Если такая судьба ожидала власти покоренных городов, то простым людям тем более нечего было рассчитывать на пощаду от великодушного победителя. Вспомним судьбу Югурты или Верцингеторикса. Они, а также многие другие, менее известные, были удавлены рукой палача в подземной тюрьме на форуме, остатки которой сохранились до сих пор. После того как Тит разграбил Иерусалим, доблестного вождя евреев Симона бар Гиору провели по улицам Рима в триумфальной процессии. Затем, перед началом грандиозного жертвоприношения на Капитолии, которым увенчалась церемония, его подвели к краю Капитолийского холма, выпороли и сбросили вниз. Иосиф Флавий сообщает: «Когда было объявлено о его смерти, поднялось всеобщее ликование и тогда начались жертвоприношения»[36]
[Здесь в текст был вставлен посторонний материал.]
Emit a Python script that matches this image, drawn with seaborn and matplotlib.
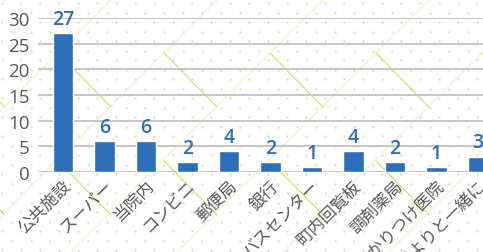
import matplotlib
matplotlib.use("Agg")
import matplotlib.pyplot as plt
import seaborn as sns
import numpy as np

categories = ['公共施設', 'スーパー', '当院内', 'コンビニ', '郵便局', '銀行',
              'バスセンター', '町内回覧板', '調剤薬局', 'かかりつけ医院', '病院だよりと一緒に']
values = [27, 6, 6, 2, 4, 2, 1, 4, 2, 1, 3]
yticks = [0, 5, 10, 15, 20, 25, 30]

sns.set_theme(style="white")
plt.rcParams['font.family'] = ['Open Sans', 'Noto Sans CJK JP', 'DejaVu Sans']

W, H = 483, 253
fig = plt.figure(figsize=(W / 100, H / 100), dpi=100)
fig.patch.set_facecolor('white')

# decorative background pattern (dots + diagonal lines)
bg = fig.add_axes([0, 0, 1, 1], zorder=-5)
bg.set_xlim(0, W)
bg.set_ylim(H, 0)
bg.axis('off')
xs, ys = [], []
for r, yy in enumerate(np.arange(4, H + 10, 9.5)):
    off = 0 if r % 2 == 0 else 9.5
    for xx in np.arange(2 + off, W + 10, 19):
        xs.append(xx)
        ys.append(yy)
bg.scatter(xs, ys, s=3.2, color='#dfe1cc', linewidths=0)
for k in range(-2, 9):
    c = 6 + 106 * k
    bg.plot([c - 300, c + 300], [300, -300], color='#eef4cc', lw=0.9)
for k in range(-1, 5):
    for m in range(0, 3):
        x0 = 58 + 106 * k
        y0 = 54 + 108 * m
        bg.plot([x0, x0 + 53], [y0, y0 + 54], color='#cde260', lw=0.8)

# main axes
px_per_unit = 41.5
xl = (-0.6, 10.6)
left = 38
bottom_px = 173
top_px = 19
ax = fig.add_axes([left / W, (H - bottom_px) / H,
                   (xl[1] - xl[0]) * px_per_unit / W, (bottom_px - top_px) / H])
ax.set_facecolor('none')

blue = '#2e6fb9'
sns.barplot(x=categories, y=values, color=blue, saturation=1, width=0.49, ax=ax, zorder=3)
ax.set_xlim(*xl)
ax.set_ylim(0, 30)
ax.set_yticks(yticks)
ax.set_yticklabels([str(t) for t in yticks])
ax.yaxis.grid(True, color='#c8c8c8', lw=1.5, zorder=0)
ax.xaxis.grid(False)
for s in ax.spines.values():
    s.set_visible(False)
ax.tick_params(axis='y', length=0, pad=6, labelsize=13.5, labelcolor='#595959')
ax.tick_params(axis='x', length=0, pad=4, labelsize=12, labelcolor='#595959')
ax.set_xlabel('')
ax.set_ylabel('')
for lab in ax.get_xticklabels():
    lab.set_rotation(45)
    lab.set_ha('right')
    lab.set_va('top')
    lab.set_rotation_mode('anchor')
for c in ax.containers:
    ax.bar_label(c, labels=[str(v) for v in values], padding=3, fontsize=14,
                 fontweight='semibold', color=blue)

fig.savefig('out.png', dpi=100)
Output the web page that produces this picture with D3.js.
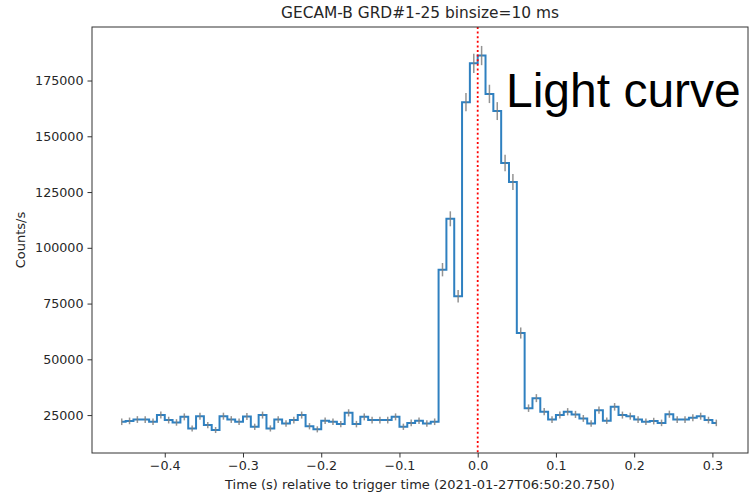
<!DOCTYPE html>
<html>
<head>
<meta charset="utf-8">
<script src="https://cdn.jsdelivr.net/npm/d3@7"></script>
<style>
  html, body { margin: 0; padding: 0; background: #fff; }
  svg { display: block; }
</style>
</head>
<body>
<svg id="chart" width="752" height="495"></svg>
<script>
// ---- data ----
const title = "GECAM-B GRD#1-25 binsize=10 ms";
const xLabel = "Time (s) relative to trigger time (2021-01-27T06:50:20.750)";
const yLabel = "Counts/s";
const annotation = "Light curve";

// bin centres (s)
const times = [
  -0.455, -0.445, -0.435, -0.425, -0.415, -0.405, -0.395, -0.385, -0.375, -0.365,
  -0.355, -0.345, -0.335, -0.325, -0.315, -0.305, -0.295, -0.285, -0.275, -0.265,
  -0.255, -0.245, -0.235, -0.225, -0.215, -0.205, -0.195, -0.185, -0.175, -0.165,
  -0.155, -0.145, -0.135, -0.125, -0.115, -0.105, -0.095, -0.085, -0.075, -0.065,
  -0.055, -0.045, -0.035, -0.025, -0.015, -0.005, 0.005, 0.015, 0.025, 0.035,
  0.045, 0.055, 0.065, 0.075, 0.085, 0.095, 0.105, 0.115, 0.125, 0.135,
  0.145, 0.155, 0.165, 0.175, 0.185, 0.195, 0.205, 0.215, 0.225, 0.235,
  0.245, 0.255, 0.265, 0.275, 0.285, 0.295, 0.305
];

// count rate (counts/s)
const rates = [
  22000, 22400, 23000, 23000, 22000, 25000, 22750, 21700, 24200, 19000,
  24500, 20500, 18300, 24500, 23000, 22000, 24400, 19750, 25000, 19000,
  23000, 21250, 22750, 25000, 20000, 18600, 22450, 22000, 20950, 26000,
  20950, 24200, 22750, 22750, 22750, 24200, 19750, 21500, 22450, 21250,
  22000, 90200, 113000, 78300, 165300, 182700, 186200, 169000, 161300, 138000,
  129500, 61800, 28100, 32600, 26500, 23000, 25000, 26500, 25300, 23500,
  21250, 27200, 22450, 28700, 25000, 24500, 23000, 22000, 22300, 21500,
  25400, 23000, 23000, 23800, 24500, 22750, 21500
];

// 1-sigma errors (counts/s)
const errors = [
  1480, 1500, 1520, 1520, 1480, 1580, 1510, 1470, 1560, 1380,
  1570, 1430, 1350, 1570, 1520, 1480, 1560, 1410, 1580, 1380,
  1520, 1460, 1510, 1580, 1410, 1360, 1500, 1480, 1450, 1610,
  1450, 1560, 1510, 1510, 1510, 1560, 1410, 1470, 1500, 1460,
  1480, 3000, 3360, 2800, 4070, 4270, 4310, 4110, 4020, 3710,
  3600, 2490, 1680, 1800, 1630, 1520, 1580, 1630, 1590, 1530,
  1460, 1650, 1500, 1690, 1580, 1570, 1520, 1480, 1490, 1470,
  1590, 1520, 1520, 1540, 1570, 1510, 1470
];

const xTicks = [-0.4, -0.3, -0.2, -0.1, 0.0, 0.1, 0.2, 0.3];
const yTicks = [25000, 50000, 75000, 100000, 125000, 150000, 175000];
const triggerTime = 0.0;

// ---- layout ----
const svg = d3.select("#chart");
const L = 92, R = 748, T = 27, B = 453;
const textFont = "'DejaVu Sans', sans-serif";
const textColor = "#262626";

const x = d3.scaleLinear().domain([-0.493, 0.3455]).range([L, R]);
const y = d3.scaleLinear().domain([8000, 199000]).range([B, T]);

svg.append("rect").attr("width", 752).attr("height", 495).attr("fill", "#fff");

const data = times.map((t, i) => ({ t, v: rates[i], e: errors[i] }));

// step line (mid)
const line = d3.line().x(d => x(d.t)).y(d => y(d.v)).curve(d3.curveStep);
svg.append("path")
  .datum(data)
  .attr("d", line)
  .attr("fill", "none")
  .attr("stroke", "#2f80c0")
  .attr("stroke-width", 2)
  .attr("stroke-linejoin", "miter");

// error bars
svg.append("g").selectAll("line").data(data).join("line")
  .attr("x1", d => x(d.t)).attr("x2", d => x(d.t))
  .attr("y1", d => y(d.v - d.e)).attr("y2", d => y(d.v + d.e))
  .attr("stroke", "#808080")
  .attr("stroke-opacity", 0.85)
  .attr("stroke-width", 1.5);

// trigger line
svg.append("line")
  .attr("x1", x(triggerTime)).attr("x2", x(triggerTime))
  .attr("y1", T).attr("y2", B)
  .attr("stroke", "#ff0000")
  .attr("stroke-width", 1.8)
  .attr("stroke-dasharray", "2,2.6");

// frame
svg.append("rect")
  .attr("x", L).attr("y", T).attr("width", R - L).attr("height", B - T)
  .attr("fill", "none").attr("stroke", "#333").attr("stroke-width", 1);

// axes
const fmtX = d => (d < 0 ? "\u2212" : "") + Math.abs(d).toFixed(1);
const xAxis = d3.axisBottom(x).tickValues(xTicks).tickFormat(fmtX).tickSize(4.5).tickPadding(3.5);
const yAxis = d3.axisLeft(y).tickValues(yTicks).tickFormat(d3.format("d")).tickSize(4.5).tickPadding(4);

const gx = svg.append("g").attr("transform", `translate(0,${B})`).call(xAxis);
const gy = svg.append("g").attr("transform", `translate(${L},0)`).call(yAxis);
[gx, gy].forEach(g => {
  g.select(".domain").remove();
  g.selectAll(".tick line").attr("stroke", "#333").attr("stroke-width", 1);
  g.selectAll(".tick text")
    .attr("fill", textColor)
    .style("font-family", textFont)
    .style("font-size", "12.7px");
});

// labels
svg.append("text")
  .attr("x", (L + R) / 2).attr("y", 18)
  .attr("text-anchor", "middle")
  .attr("fill", textColor)
  .style("font-family", textFont).style("font-size", "15.4px")
  .text(title);

svg.append("text")
  .attr("x", (L + R) / 2).attr("y", 489)
  .attr("text-anchor", "middle")
  .attr("fill", textColor)
  .style("font-family", textFont).style("font-size", "13px")
  .text(xLabel);

svg.append("text")
  .attr("transform", `translate(25,${(T + B) / 2}) rotate(-90)`)
  .attr("text-anchor", "middle")
  .attr("fill", textColor)
  .style("font-family", textFont).style("font-size", "13px")
  .text(yLabel);

svg.append("text")
  .attr("x", 506).attr("y", 107)
  .attr("fill", "#000")
  .style("font-family", "'Liberation Sans', Arial, sans-serif")
  .style("font-size", "48px")
  .text(annotation);
</script>
</body>
</html>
. Все казни пленников проводились публично. В первую очередь обычай требовал, чтобы публично проводились порки, предшествовавшие казням, – они выступали как средство устрашения.У Сенеки Старшего («Контроверсии», ix, 2, 10) мы читаем, что граждан на эту церемонию созывал специальный сигнал трубы. Нет необходимости останавливаться на психологическом эффекте, который производили регулярные посещения этих жестоких казней. Мы вынуждены лишь обратить внимание на то, что нет особой разницы между народом, привыкшим присутствовать на публичных казнях, и людьми, получающими удовольствие от кровавых гладиаторских игр. Ранее этому обстоятельству уделялось слишком мало внимания.
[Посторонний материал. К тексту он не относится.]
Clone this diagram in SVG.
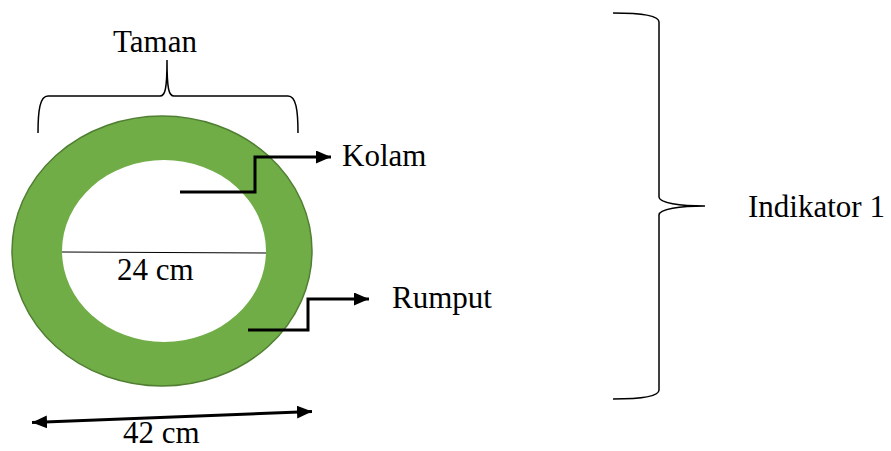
<svg xmlns="http://www.w3.org/2000/svg" width="891" height="451" viewBox="0 0 891 451">
<style>
text{font-family:"Liberation Serif","Times New Roman",serif;font-size:31px;fill:#000}
.ln{fill:none;stroke:#000;stroke-width:1.5}
.conn{fill:none;stroke:#000;stroke-width:3}
</style>
<defs>
<marker id="ah" viewBox="0 0 15 13" refX="15" refY="6.5" markerWidth="15" markerHeight="13" markerUnits="userSpaceOnUse" orient="auto-start-reverse">
<path d="M0,0 L15,6.5 L0,13 z" fill="#000"/>
</marker>
</defs>
<rect width="891" height="451" fill="#fff"/>
<g id="taman">
<ellipse cx="162" cy="251" rx="150" ry="135" fill="#70AD47" stroke="#507E32" stroke-width="1.5"/>
<ellipse cx="164" cy="251" rx="102" ry="91" fill="#fff"/>
<line x1="62" y1="252" x2="266" y2="253" stroke="#000" stroke-width="1"/>
<text x="117" y="280">24 cm</text>
</g>
<g id="taman-brace">
<path class="ln" d="M38,133 C38,110 40,96 48,96 L160,96 C165,96 167,90 167,60 C167,90 169,96 174,96 L288,96 C296,96 298,110 298,133"/>
<text x="113" y="52">Taman</text>
</g>
<g id="kolam"><text x="342" y="166">Kolam</text></g>
<g id="rumput"><text x="392" y="308">Rumput</text></g>
<g id="indikator">
<path class="ln" d="M613,13 C640,13 659,15 659,22 L659,197 C659,203 680,206 705,206 C680,206 659,209 659,215 L659,390 C659,397 640,399 613,399"/>
<text x="748" y="217">Indikator 1</text>
</g>
<g id="connectors">
<path class="conn" d="M180,192 L255,192 L255,157 L331,157" marker-end="url(#ah)"/>
<path class="conn" d="M248,330 L308,330 L308,299 L369,299" marker-end="url(#ah)"/>
<line class="conn" x1="32" y1="422.5" x2="312" y2="411.5" marker-start="url(#ah)" marker-end="url(#ah)"/>
<text x="123" y="443">42 cm</text>
</g>
</svg>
В первые столетия существования города римская жажда власти была направлена на покорение всех народов, противостоявших Риму. Когда эта цель была достигнута и под властью Рима оказался почти весь известный мир, жажда власти неизбежно обратилась на саму себя. Это четко понимал глубокий знаток психологии Тацит. Он пишет («История», ii, 38): «Жажда власти
В этих внутренних конфликтах, представляли ли они усилия порабощенных масс улучшить условия своего существования или же межпартийную борьбу аристократов и демократов, которая сто лет раздирала Римское государство, у римлян снова и снова проявляется та же самая жажда власти, основанная на жестокости.
Здесь мы можем ограничиться несколькими особенно важными примерами. Известно, какое значение имела политика братьев Гракхов или могла бы иметь, если бы современники постигли истинный смысл и необходимость их аграрных реформ для судьбы Рима. Но в эпоху, когда Гракхов считали не более чем бунтовщиками и безумцами, они были обречены на мученичество. К этому периоду относятся особенно отвратительные примеры римского садизма. Вот что Плутарх рассказывает про гибель Тиберия Гракха и его сторонников: «Тиберий тоже бежал, кто-то ухватил его за тогу, он сбросил ее с плеч и пустился дальше в одной тунике, но поскользнулся и рухнул на трупы тех, что пали раньше него. Он пытался привстать, и тут Публий Сатурей, один из его товарищей по должности, первым ударил его по голове ножкою скамьи. Это было известно всем, на второй же удар заявлял притязания Луций Руф, гордившийся и чванившийся своим «подвигом». Всего погибло больше трехсот человек, убитых дубинами и камнями, и не было ни одного, кто бы умер от меча»[38]
. Плутарх описывает и смерть Гая Гракха, младшего брата: «Тела обоих [Гая и его соратника Фульвия], так же как и всех прочих убитых (а их было три тысячи), бросили в реку, имущество передали в казну. Женам запретили оплакивать своих мужей, а у Лицинии, супруги Гая, даже отобрали приданое. Но всего чудовищнее была жестокость победителей с младшим сыном Фульвия, который не был в числе бойцов и вообще не поднял ни на кого руки, но пришел вестником мира: его схватили до битвы, а сразу после битвы безжалостно умертвили. Впрочем, сильнее всего огорчила и уязвила народ постройка храма Согласия, который воздвигнул Опимий, словно бы величаясь и гордясь, торжествуя победу после избиения стольких граждан!»[39]Войны Мария и Суллы были не менее кровавыми. Веллей Патеркул («Римская история», ii, 22) пишет: «Марий тотчас же вступил в город, и его возвращение оказалось пагубным для граждан; самые выдающиеся и наиболее значительные граждане государства также обрели смерть разными способами».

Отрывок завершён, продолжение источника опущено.